"I can't figure out what else we have to offer the world."

New York, November 12 - Heirs to an ancient tradition that has stood at the vanguard of human development for thousands of years and continues to foster achievement far in excess of what the numbers of its population might suggest, continued to discover this week that a connection with anything but the most superficial remnants of that tradition will, for mysterious reasons, not guarantee that they can carry the tradition forward.
Assimilated American Jews again faced the ongoing realization, some acknowledged today, that bagels, a few Yiddish words, Holocaust commemoration, and vague notions of "Tikkun Olam," which they construe only as the application of contemporary left-wing values, constitute everything important about Judaism, and will secure the continuity of the ethnoreligion.

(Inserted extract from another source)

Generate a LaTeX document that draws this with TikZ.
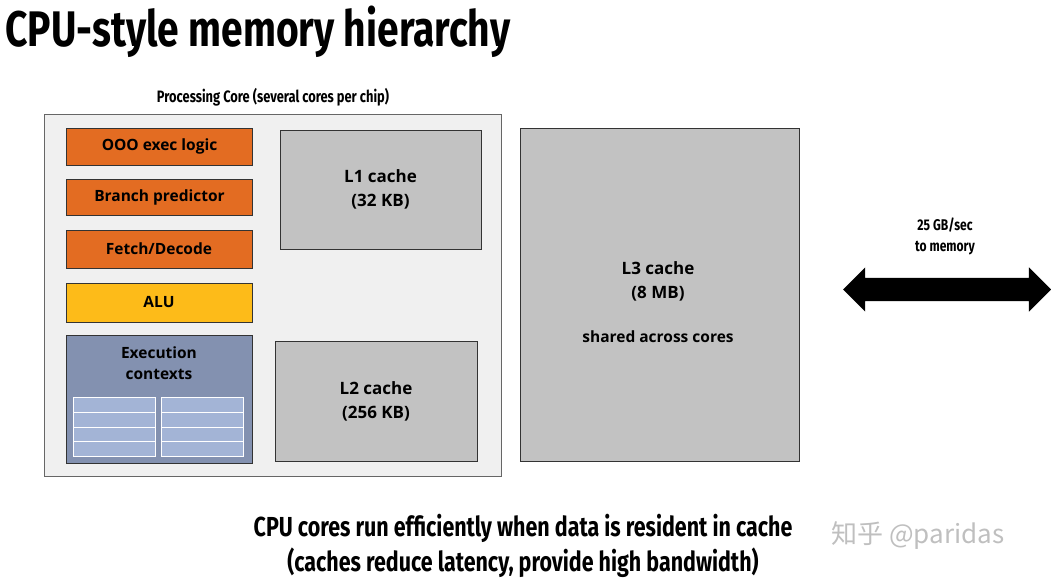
\documentclass[tikz,border=0pt]{standalone}
\usepackage{fontspec}
\setmainfont{Open Sans}
\newfontfamily\cond[FakeStretch=0.78]{Fira Sans}
\newfontfamily\cjk{Noto Sans CJK SC}
\usetikzlibrary{shapes.arrows}
\definecolor{orng}{HTML}{E36C22}
\definecolor{alu}{HTML}{FDBB19}
\definecolor{ctx}{HTML}{8391B0}
\definecolor{reg}{HTML}{A3B4D6}
\definecolor{cache}{HTML}{C2C2C2}
\tikzset{
 blk/.style={draw=black!80,line width=0.8pt,font=\bfseries\fontsize{15.5}{19}\selectfont,align=center},
 cach/.style={blk,fill=cache,font=\bfseries\fontsize{17}{24}\selectfont},
}
\begin{document}
\begin{tikzpicture}[x=1pt,y=-1pt]
\useasboundingbox (0,0) rectangle (1051,582);
\node[anchor=west,font=\cond\bfseries\fontsize{50}{52}\selectfont] (title) at (2,32) {CPU-style memory hierarchy};
\node[font=\cond\bfseries\fontsize{16.5}{18}\selectfont] (pclab) at (273,97) {Processing Core (several cores per chip)};
\draw[fill=black!6,draw=black!60] (44,114) rectangle (501,476);
\node[blk,fill=orng,minimum width=186pt,minimum height=37pt] (ooo) at (159.5,146.5) {OOO exec logic};
\node[blk,fill=orng,minimum width=186pt,minimum height=36pt] (bp) at (159.5,197) {Branch predictor};
\node[blk,fill=orng,minimum width=186pt,minimum height=38pt] (fd) at (159,249) {Fetch/Decode};
\node[blk,fill=alu,minimum width=186pt,minimum height=39pt] (alu) at (159,302.5) {ALU};
\node[blk,fill=ctx,minimum width=186pt,minimum height=128pt,anchor=north] (ec) at (159,335) {};
\node[font=\bfseries\fontsize{15.5}{21}\selectfont,align=center] (ectxt) at (159,363) {Execution\\contexts};
\foreach \x in {73,161}{
  \fill[reg] (\x,397) rectangle ++(82,59);
  \foreach \y in {397,412,427,441,456} \draw[white,line width=0.8pt] (\x,\y) -- ++(82,0);
  \draw[white,line width=0.8pt] (\x,397) rectangle ++(82,59);
}
\node[cach,minimum width=201pt,minimum height=119pt] (l1) at (380.5,189.5) {L1 cache\\(32 KB)};
\node[cach,minimum width=202pt,minimum height=120pt] (l2) at (376,401) {L2 cache\\(256 KB)};
\node[cach,minimum width=279pt,minimum height=333pt] (l3) at (659.5,294.5) {};
\node[font=\bfseries\fontsize{17}{24}\selectfont,align=center] (l3t) at (658,281) {L3 cache\\(8 MB)};
\node[font=\bfseries\fontsize{15.5}{19}\selectfont] (l3s) at (658,337) {shared across cores};
\node[font=\cond\bfseries\fontsize{15.5}{21}\selectfont,align=center] (bw) at (945,236) {25 GB/sec\\to memory};
\node[double arrow,fill=black,minimum height=208pt,inner sep=0pt,inner ysep=11.5pt,double arrow head extend=10.5pt,double arrow tip angle=90] (arr) at (947,289.5) {};
\node[font=\cond\bfseries\fontsize{27.5}{35}\selectfont,align=center] (foot) at (523,546) {CPU cores run efficiently when data is resident in cache\\(caches reduce latency, provide high bandwidth)};
\node[text=black!25,font=\cjk\fontsize{26}{28}\selectfont] (wm) at (918,536) {知乎 @paridas};
\end{tikzpicture}
\end{document}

"I'm wracking my brains, though," admitted Rabbi Timothy Lieberman of Temple Azaju in Tenafly, New Jersey. "For the life of me, I can't figure out what else we have to offer the world. Gefilte fish? No thank you - neither savory nor sweet. Hava Nagila? Faaaar too explicit in its Zionism, and Zionism smacks of Jewish particularism, which goes against everything progressive, so it can't be truly Jewish, can it? That leaves dill pickles, I guess."
"Oh, and a Hanukkah bush." He noted that until recently, Zionism also played a role, but progressive Jews have distanced themselves from Jewish sovereignty, both because it proved to be a bar to participation in coveted progressive spaces, and because it implies a level of commitment to Jewish history and peoplehood that grew inconvenient for those uncomfortable with religion-adjacent obligations.
Lieberman's dwindling congregation once numbered more than a hundred families. His predecessors in the position welcomed intermarried couples and even performed weddings of Jews to non-Jews, despite statistical evidence that such unions seldom, if ever, raise offspring committed to Jewish heritage, let alone educated in it. Now, membership at Azaju has declined to a mere two dozen households, all but one of them older members whose children and grandchildren seldom attend services or community functions.
"We don't understand what's unattractive about bagels and lox," lamented Selma Jacobs, whose father marched with Dr, Martin Luther King, Jr. "That should be all we need - sprinkle our conversation with 'putz,' 'schmutz,' and 'bubbe-mayseh,' lament the Holocaust, and place other minorities' causes before our own. It worked for me, and don't talk to me about not having any Jewish grandchildren. My children married non-Jews and none of them have any non-Jewish children because they decided not to have any children at all."